▸ Task: Under this line sits a listing. Repeat exactly and only its lines from the one holding "Write a component" through the one holding "XAxis, YAxis, ReferenceArea"; skip pictures.

▸ Data entries:
·····

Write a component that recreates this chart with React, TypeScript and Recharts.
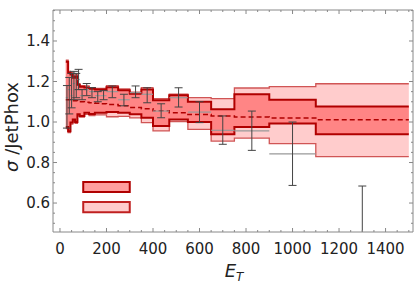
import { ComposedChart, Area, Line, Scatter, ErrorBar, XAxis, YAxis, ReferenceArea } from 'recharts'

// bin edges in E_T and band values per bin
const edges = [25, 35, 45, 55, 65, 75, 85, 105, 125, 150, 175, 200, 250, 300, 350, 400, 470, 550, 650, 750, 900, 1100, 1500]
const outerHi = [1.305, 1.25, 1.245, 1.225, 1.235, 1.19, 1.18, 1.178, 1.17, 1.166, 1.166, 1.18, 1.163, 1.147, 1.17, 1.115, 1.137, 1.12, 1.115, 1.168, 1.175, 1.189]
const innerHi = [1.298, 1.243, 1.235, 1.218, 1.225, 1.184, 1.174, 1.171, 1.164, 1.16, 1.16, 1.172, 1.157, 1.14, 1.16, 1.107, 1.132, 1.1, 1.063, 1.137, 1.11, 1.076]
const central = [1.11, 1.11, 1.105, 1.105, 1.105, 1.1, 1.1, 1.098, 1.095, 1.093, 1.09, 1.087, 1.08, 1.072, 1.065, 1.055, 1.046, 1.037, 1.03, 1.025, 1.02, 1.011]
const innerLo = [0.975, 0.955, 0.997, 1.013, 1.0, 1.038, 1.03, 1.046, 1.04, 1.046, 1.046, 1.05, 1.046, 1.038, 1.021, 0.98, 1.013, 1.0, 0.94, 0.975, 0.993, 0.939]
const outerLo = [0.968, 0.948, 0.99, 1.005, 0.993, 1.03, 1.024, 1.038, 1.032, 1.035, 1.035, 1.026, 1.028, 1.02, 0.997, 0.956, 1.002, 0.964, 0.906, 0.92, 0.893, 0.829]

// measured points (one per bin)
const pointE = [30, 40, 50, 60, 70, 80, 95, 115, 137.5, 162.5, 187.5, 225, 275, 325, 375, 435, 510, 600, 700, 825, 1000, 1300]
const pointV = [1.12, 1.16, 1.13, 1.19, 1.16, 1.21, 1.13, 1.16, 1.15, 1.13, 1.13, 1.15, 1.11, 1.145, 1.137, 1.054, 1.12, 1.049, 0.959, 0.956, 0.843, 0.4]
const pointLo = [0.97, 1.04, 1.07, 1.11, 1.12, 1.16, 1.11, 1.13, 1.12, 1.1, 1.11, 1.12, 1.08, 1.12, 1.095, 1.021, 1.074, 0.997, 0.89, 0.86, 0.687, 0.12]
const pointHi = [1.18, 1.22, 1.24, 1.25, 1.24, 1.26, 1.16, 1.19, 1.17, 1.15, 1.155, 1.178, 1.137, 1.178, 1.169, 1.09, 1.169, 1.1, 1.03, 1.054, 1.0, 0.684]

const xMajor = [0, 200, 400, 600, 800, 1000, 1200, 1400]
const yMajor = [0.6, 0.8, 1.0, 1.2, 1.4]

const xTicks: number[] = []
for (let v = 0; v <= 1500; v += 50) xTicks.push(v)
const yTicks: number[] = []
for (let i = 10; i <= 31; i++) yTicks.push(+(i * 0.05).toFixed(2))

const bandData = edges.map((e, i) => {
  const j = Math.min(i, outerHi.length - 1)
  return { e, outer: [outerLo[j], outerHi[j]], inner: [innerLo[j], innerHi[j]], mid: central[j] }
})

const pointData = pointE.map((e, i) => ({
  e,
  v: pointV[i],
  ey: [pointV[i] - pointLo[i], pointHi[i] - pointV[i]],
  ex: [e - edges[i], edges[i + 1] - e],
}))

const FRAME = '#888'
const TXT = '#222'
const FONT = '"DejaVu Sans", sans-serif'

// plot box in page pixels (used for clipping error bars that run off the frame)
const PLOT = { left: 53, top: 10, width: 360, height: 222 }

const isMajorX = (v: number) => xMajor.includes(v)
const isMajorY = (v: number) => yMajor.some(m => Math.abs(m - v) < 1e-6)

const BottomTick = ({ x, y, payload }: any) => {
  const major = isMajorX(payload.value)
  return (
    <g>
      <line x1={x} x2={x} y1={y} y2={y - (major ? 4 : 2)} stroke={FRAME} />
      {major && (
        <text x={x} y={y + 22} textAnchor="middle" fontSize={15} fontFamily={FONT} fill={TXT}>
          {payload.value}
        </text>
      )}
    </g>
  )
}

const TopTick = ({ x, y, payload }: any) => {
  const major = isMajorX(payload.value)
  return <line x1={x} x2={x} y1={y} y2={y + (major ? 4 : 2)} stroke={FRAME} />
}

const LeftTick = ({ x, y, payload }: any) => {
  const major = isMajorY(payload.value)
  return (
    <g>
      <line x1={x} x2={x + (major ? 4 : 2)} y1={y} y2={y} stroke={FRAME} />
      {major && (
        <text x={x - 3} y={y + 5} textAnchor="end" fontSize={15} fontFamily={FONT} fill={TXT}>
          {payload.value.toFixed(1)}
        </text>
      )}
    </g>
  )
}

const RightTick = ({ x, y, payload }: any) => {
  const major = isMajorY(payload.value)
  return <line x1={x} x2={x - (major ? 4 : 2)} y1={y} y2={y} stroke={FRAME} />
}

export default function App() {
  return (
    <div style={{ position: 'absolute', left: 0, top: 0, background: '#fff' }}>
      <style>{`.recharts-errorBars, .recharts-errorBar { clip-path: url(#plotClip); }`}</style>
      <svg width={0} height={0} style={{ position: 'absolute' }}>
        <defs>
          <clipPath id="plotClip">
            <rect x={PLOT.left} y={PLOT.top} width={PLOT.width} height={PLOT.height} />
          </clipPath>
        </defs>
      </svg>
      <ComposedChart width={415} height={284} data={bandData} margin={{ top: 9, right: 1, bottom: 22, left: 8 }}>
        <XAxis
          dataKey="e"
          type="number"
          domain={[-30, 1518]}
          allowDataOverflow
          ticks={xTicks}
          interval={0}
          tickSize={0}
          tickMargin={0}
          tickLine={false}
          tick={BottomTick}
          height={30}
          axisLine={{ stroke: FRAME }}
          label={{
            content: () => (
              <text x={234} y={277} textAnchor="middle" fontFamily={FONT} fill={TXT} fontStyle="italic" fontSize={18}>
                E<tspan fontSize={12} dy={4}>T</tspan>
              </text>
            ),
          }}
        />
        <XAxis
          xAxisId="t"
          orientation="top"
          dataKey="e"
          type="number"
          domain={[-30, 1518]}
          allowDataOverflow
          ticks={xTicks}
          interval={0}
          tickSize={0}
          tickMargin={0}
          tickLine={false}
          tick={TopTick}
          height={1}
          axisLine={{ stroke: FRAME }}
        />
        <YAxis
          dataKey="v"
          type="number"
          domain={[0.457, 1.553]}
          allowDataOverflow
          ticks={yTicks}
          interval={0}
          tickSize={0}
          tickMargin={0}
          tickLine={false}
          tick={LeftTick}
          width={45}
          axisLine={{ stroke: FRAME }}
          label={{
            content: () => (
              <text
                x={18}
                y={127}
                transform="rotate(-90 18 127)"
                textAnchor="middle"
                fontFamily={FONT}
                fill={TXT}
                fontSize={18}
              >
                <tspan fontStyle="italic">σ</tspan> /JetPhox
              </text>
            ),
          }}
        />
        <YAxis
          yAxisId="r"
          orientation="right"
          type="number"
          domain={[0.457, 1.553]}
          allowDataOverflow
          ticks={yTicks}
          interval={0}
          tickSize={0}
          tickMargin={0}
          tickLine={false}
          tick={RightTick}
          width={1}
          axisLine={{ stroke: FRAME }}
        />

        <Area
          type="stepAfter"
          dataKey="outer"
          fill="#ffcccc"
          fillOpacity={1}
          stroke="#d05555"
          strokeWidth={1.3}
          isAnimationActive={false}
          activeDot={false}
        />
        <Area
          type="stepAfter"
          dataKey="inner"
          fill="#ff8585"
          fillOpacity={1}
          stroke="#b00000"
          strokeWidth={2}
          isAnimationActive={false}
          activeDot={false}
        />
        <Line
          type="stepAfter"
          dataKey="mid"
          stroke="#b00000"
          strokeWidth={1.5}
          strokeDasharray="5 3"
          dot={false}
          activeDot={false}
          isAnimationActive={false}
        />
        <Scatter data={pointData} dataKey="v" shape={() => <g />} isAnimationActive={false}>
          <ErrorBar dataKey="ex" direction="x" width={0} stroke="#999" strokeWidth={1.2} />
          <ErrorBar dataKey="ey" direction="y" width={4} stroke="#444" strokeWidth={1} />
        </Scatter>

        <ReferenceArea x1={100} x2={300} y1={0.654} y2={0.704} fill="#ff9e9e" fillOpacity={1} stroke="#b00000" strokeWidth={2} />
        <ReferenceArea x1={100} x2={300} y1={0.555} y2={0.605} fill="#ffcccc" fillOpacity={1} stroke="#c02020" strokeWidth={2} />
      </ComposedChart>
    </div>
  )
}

·····

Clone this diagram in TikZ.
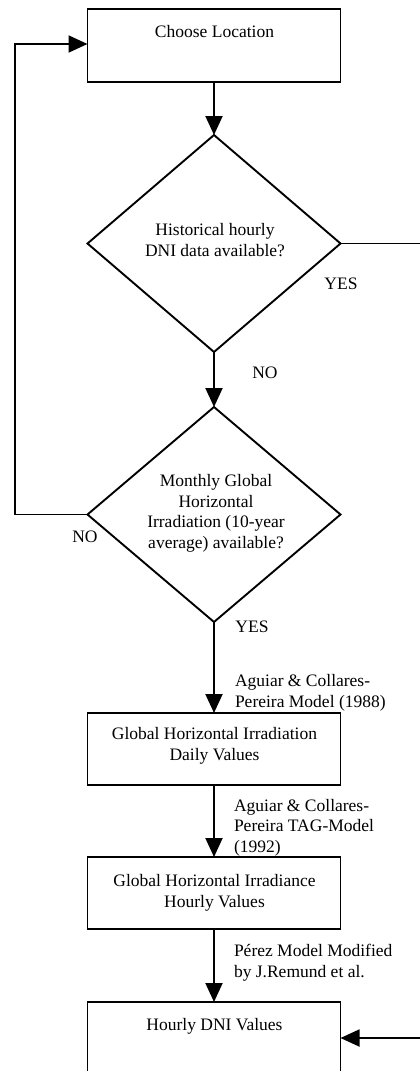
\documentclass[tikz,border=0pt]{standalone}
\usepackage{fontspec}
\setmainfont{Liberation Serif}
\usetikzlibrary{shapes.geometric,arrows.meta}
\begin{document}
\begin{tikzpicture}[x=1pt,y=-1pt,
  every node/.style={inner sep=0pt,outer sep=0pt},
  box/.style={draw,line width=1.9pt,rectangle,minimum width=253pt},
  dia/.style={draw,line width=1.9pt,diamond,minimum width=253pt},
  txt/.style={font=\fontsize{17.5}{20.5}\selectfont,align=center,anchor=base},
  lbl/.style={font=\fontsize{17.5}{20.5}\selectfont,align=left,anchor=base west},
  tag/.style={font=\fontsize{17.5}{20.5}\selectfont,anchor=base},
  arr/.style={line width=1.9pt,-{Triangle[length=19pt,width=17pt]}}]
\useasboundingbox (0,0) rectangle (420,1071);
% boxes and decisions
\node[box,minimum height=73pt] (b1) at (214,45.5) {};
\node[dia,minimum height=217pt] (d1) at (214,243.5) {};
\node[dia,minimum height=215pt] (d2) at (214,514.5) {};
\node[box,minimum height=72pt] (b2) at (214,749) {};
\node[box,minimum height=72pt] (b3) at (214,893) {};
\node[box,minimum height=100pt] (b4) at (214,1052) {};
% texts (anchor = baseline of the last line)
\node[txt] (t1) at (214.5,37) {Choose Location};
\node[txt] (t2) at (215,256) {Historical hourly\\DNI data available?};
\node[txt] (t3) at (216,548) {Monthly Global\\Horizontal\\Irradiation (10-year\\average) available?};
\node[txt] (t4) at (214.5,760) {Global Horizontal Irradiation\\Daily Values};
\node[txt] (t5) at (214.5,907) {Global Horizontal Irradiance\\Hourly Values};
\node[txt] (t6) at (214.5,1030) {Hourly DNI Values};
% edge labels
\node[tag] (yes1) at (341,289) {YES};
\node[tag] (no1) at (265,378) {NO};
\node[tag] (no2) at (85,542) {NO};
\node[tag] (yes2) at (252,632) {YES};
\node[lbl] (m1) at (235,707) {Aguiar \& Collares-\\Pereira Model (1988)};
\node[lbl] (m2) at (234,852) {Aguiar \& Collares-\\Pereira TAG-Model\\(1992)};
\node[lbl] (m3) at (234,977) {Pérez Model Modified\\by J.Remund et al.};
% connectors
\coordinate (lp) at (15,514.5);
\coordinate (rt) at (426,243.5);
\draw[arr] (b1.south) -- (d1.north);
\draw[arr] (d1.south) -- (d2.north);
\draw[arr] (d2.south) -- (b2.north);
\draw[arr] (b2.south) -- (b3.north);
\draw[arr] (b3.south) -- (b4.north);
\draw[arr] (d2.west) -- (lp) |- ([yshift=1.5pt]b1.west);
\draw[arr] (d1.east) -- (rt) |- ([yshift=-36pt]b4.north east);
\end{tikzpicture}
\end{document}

·····

▸ Right answer:
Write a component that recreates this chart with React, TypeScript and Recharts.
import { ComposedChart, Area, Line, Scatter, ErrorBar, XAxis, YAxis, ReferenceArea } from 'recharts'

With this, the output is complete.